Unwasted opportunity

In recent years, finding new ways to collect waste for recycling has evolved into a global trend. Discover some of the most interesting examples below.

Cartridges for a 3D printer, sculptures made from lost flip-flops, or even “plastic” roads – read on to discover the most exotic ways to recycle plastics.

Underground tickets for used bottles

In October 2018, metro stations in Istanbul were equipped with exotic “reverse vending machines”. They took in plastic bottles and, instead of dispensing cash or coins, added credit to the passenger's underground card in exchange. With a metro journey available at TRY 2.6 (around EUR 0.4), one bottle was equivalent to TRY 0.2–0.6, depending on the size. Passengers had to bring over a lot of bottles to afford a ride.

Furniture made from tyres has been gaining traction. The unconventionality is one reason, but it is also about the qualities of the material itself, which is strong, waterproof, and handy.

Although the inconvenience was obvious, citizens welcomed the idea to reduce the environmental footprint. The Turkish is enthusiastic as well, planning to deploy more than 100 machines by the end of 2018.

All this has been part of the global quest for efficient recycling techniques, which is now a hot topic. Other examples are Columbia and Finland, where recycled tyres are used to make bags, accessories and even furniture. According to experts, it is not only about the unconventionality or the feeling that you care about the environment – it is also about the qualities of the material itself, which is strong, waterproof, and handy.

Kenya, too, has come up with brilliant environmental initiatives. Every year, many tourists leave their rubber slides and flip-flops on Kenyan beaches.
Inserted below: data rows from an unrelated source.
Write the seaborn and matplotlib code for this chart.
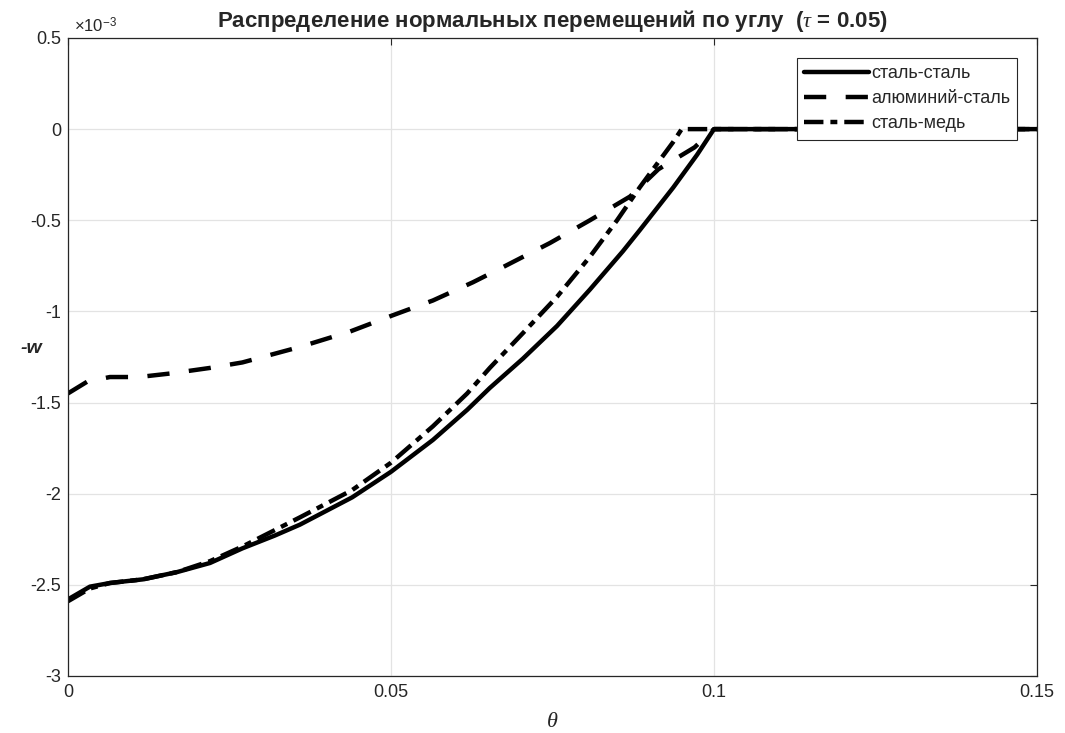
import pandas as pd
import seaborn as sns
import matplotlib.pyplot as plt
from matplotlib.ticker import FuncFormatter

# values of -w are in units of 1e-3
theta_ss = [0, 0.0034, 0.0065, 0.0116, 0.0169, 0.022, 0.027, 0.032, 0.0359, 0.044,
            0.05, 0.0565, 0.0618, 0.0653, 0.0704, 0.0757, 0.0808, 0.0859, 0.0885,
            0.0937, 0.0974, 0.1, 0.15]
w_ss = [-2.58, -2.51, -2.49, -2.47, -2.43, -2.38, -2.30, -2.23, -2.17, -2.02,
        -1.88, -1.705, -1.54, -1.42, -1.26, -1.08, -0.88, -0.67, -0.555,
        -0.32, -0.14, 0, 0]

theta_as = [0, 0.003, 0.0065, 0.011, 0.016, 0.022, 0.027, 0.0359, 0.0437, 0.05,
            0.0565, 0.0627, 0.0674, 0.0746, 0.0808, 0.087, 0.0914, 0.097, 0.1, 0.15]
w_as = [-1.45, -1.385, -1.36, -1.36, -1.34, -1.31, -1.28, -1.195, -1.11, -1.025,
        -0.94, -0.84, -0.756, -0.625, -0.50, -0.37, -0.22, -0.10, 0, 0]

theta_sm = [0, 0.0034, 0.0065, 0.0116, 0.0169, 0.022, 0.027, 0.0359, 0.044, 0.05,
            0.0565, 0.0618, 0.0653, 0.0704, 0.0757, 0.0808, 0.085, 0.0885, 0.0912,
            0.0937, 0.095, 0.1, 0.15]
w_sm = [-2.59, -2.52, -2.49, -2.47, -2.43, -2.37, -2.29, -2.13, -1.98, -1.83,
        -1.63, -1.45, -1.31, -1.12, -0.92, -0.70, -0.50, -0.32, -0.19,
        -0.07, 0, 0, 0]

labels = ['сталь-сталь', 'алюминий-сталь', 'сталь-медь']

df = pd.concat([
    pd.DataFrame({'theta': theta_ss, 'w': w_ss, 'pair': labels[0]}),
    pd.DataFrame({'theta': theta_as, 'w': w_as, 'pair': labels[1]}),
    pd.DataFrame({'theta': theta_sm, 'w': w_sm, 'pair': labels[2]}),
])

sns.set_style('white')
plt.rcParams['font.family'] = ['Liberation Sans', 'DejaVu Sans']
plt.rcParams['axes.unicode_minus'] = False
plt.rcParams['lines.scale_dashes'] = False
plt.rcParams['mathtext.fontset'] = 'custom'
plt.rcParams['mathtext.rm'] = 'Liberation Sans'
plt.rcParams['mathtext.it'] = 'Liberation Serif:italic'

fig = plt.figure(figsize=(10.65, 7.33), dpi=100)
ax = fig.add_axes([0.0638, 0.0778, 0.9099, 0.8704])

sns.lineplot(data=df, x='theta', y='w', style='pair', style_order=labels,
             dashes={labels[0]: '', labels[1]: (16, 14), labels[2]: (14, 5, 5, 5)},
             color='black', linewidth=3.2, estimator=None, sort=False,
             errorbar=None, ax=ax)

ax.set_xlim(0, 0.15)
ax.set_ylim(-3, 0.5)
ax.set_xticks([0, 0.05, 0.1, 0.15])
ax.set_yticks([-3, -2.5, -2, -1.5, -1, -0.5, 0, 0.5])
ax.xaxis.set_major_formatter(FuncFormatter(lambda v, p: '%g' % round(v, 4)))
ax.yaxis.set_major_formatter(FuncFormatter(lambda v, p: '%g' % round(v, 4)))
ax.grid(True, color='#e3e3e3', linewidth=0.9)
ax.set_axisbelow(True)
for s in ax.spines.values():
    s.set_color('#262626')
    s.set_linewidth(0.9)
ax.tick_params(direction='in', length=5, width=0.8, color='#262626',
               top=True, right=True, labelsize=13, labelcolor='#262626')
ax.tick_params(axis='x', pad=6)
ax.tick_params(axis='y', pad=5)

ax.set_title('Распределение нормальных перемещений по углу  ($\\tau$ = 0.05)',
             fontsize=16, fontweight='bold', pad=8)
ax.set_xlabel('θ', fontsize=16, family='Liberation Serif', style='italic')
ax.xaxis.set_label_coords(0.5, -0.058)
ax.set_ylabel('-w', fontsize=14, fontweight='bold', style='italic', rotation=0)
ax.yaxis.set_label_coords(-0.038, 0.5)
ax.text(0.006, 1.004, '×10$^{-3}$', transform=ax.transAxes, fontsize=12,
        color='#262626', va='bottom', ha='left')

handles, _ = ax.get_legend_handles_labels()
leg = ax.legend(handles, labels, loc='upper right', fontsize=13,
                handlelength=3.6, handletextpad=0.1, labelspacing=0.45,
                borderaxespad=1.1, fancybox=False, framealpha=1,
                edgecolor='#262626', borderpad=0.4)
leg.get_frame().set_linewidth(0.8)

plt.savefig('out.png', dpi=100)
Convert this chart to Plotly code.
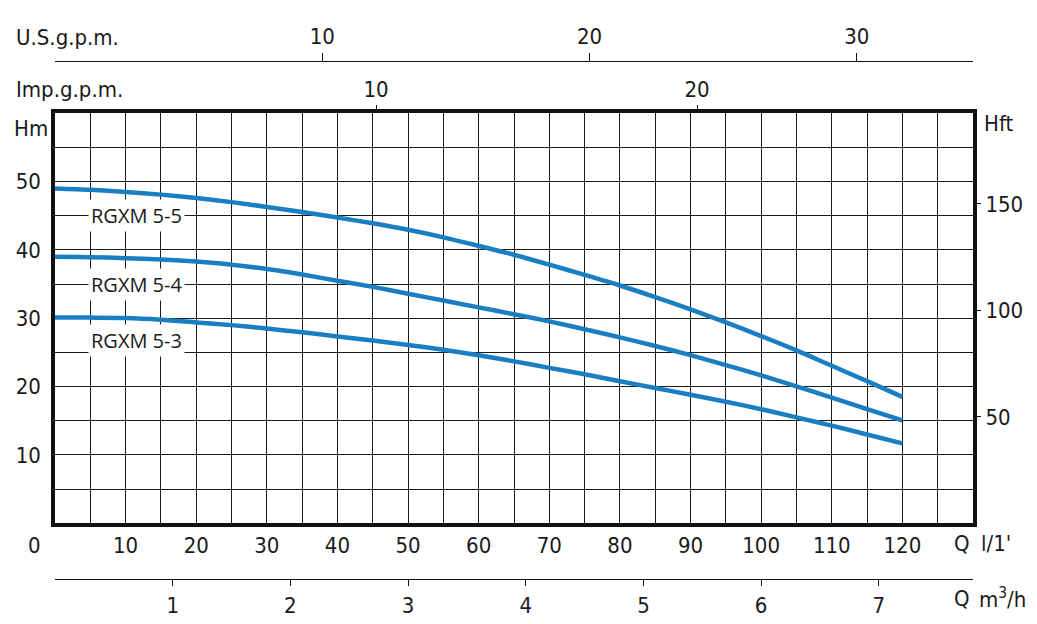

Local designers have invented a way to recycle that footwear to make sculptures of African animals and put them on beaches, resulting in a loop where flip-flops are recycled into sculptures that attract tourists that will likely leave their gear behind again. As funny as it might seem, Kenya’s case has shown that waste management issues are not restricted to industrial operations and can be dealt with to a positive effect even when addressed individually.

Kenyan designers make quirky sculptures from slides and flip-flops lost by tourists. Source: facebook.com/OceanSole

The US has been actively experimenting to increase the share of recycled plastics as a material for new products. Soon, it will be possible to print almost anything from plastic.

Recycling of plastics is thriving in the United States, where a 3D printer was created to use them as inputs. Its cartridges are made of recycled plastics as well. In fact, the country has been actively experimenting to increase the share of recycled plastics as a material for new products. Soon, it will be possible to print almost anything from plastic, experts say.

Plastics in construction

Using recycled plastic waste to construct small buildings or even full-fledged houses has been another trend.

In Nigeria, people have come up with a smart way to use plastic bottles without having to pay for recycling. The bottles are filled with sand and put in rows, and mortar is placed between them.

Obviously, such housing would be inadequate for a cold climate, but it well suits areas with a lot of sunny days throughout the year. It can even withstand a slight earthquake, not to mention heavy rain or wind. These buildings are great at keeping the heat inside.

In Nigeria, plastic bottles are used to build houses. Source: facebook.com/Ecotecafrica

Whether you are going to create bespoke structures or recycle things to make house roofs, the idea to use waste as a building material proves its worth.

In the Netherlands, a project focused on building plastic roads is in progress. The first ones may appear as soon as 2019. Plastic road modules are sturdy enough to withstand heavy loads and are lightweight and easy-to-use. They can host utility mains and be recycled when their useful life ends.

Whether you are going to create bespoke structures or recycle things to make house roofs, the idea to use waste as a building material proves its worth. And it is cost-effective, which means that the number of such projects may well grow in the coming years.

Another trend is biodegradable products, especially bags. For example, bags recently invented by Chilean researchers degrade completely when placed in water – and it remains drinkable. However, mass production has yet to become financially attractive.

As regards Russia, the country has been lacking recycling capacities, laws prohibiting disposal of used tyres, and established waste sorting processes. It is still unclear when the nation will follow the global trend.

Furniture made of used tyres has been gaining traction in many countries. Source: tutto-arredamento


How to make asphalt from manure and building materials from hulls

In the United States, a process for making asphalt from pig manure has been invented. The organic matter has been discovered to contain oils that are similar to crude oil and can prove useful. While it is too expensive and impractical to process them into gasoline, they can be used to obtain high-quality bitumen instead. The inventors insist that the end product has no smell, as the manure is purged of specific fatty acids.

Ivan Shorstkii, a PhD student of the Kuban State Technological University, offers another interesting technique: it helps make building blocks from rice hulls, which do not degrade in soil and emit toxic gases when burnt. Shorstkii has come up with a process to convert hulls into granules and use them to manufacture building materials. GenerationS, a European startup accelerator, provided a grant to the inventor, who now plans to create mobile processing facilities and place them near rice hull sources.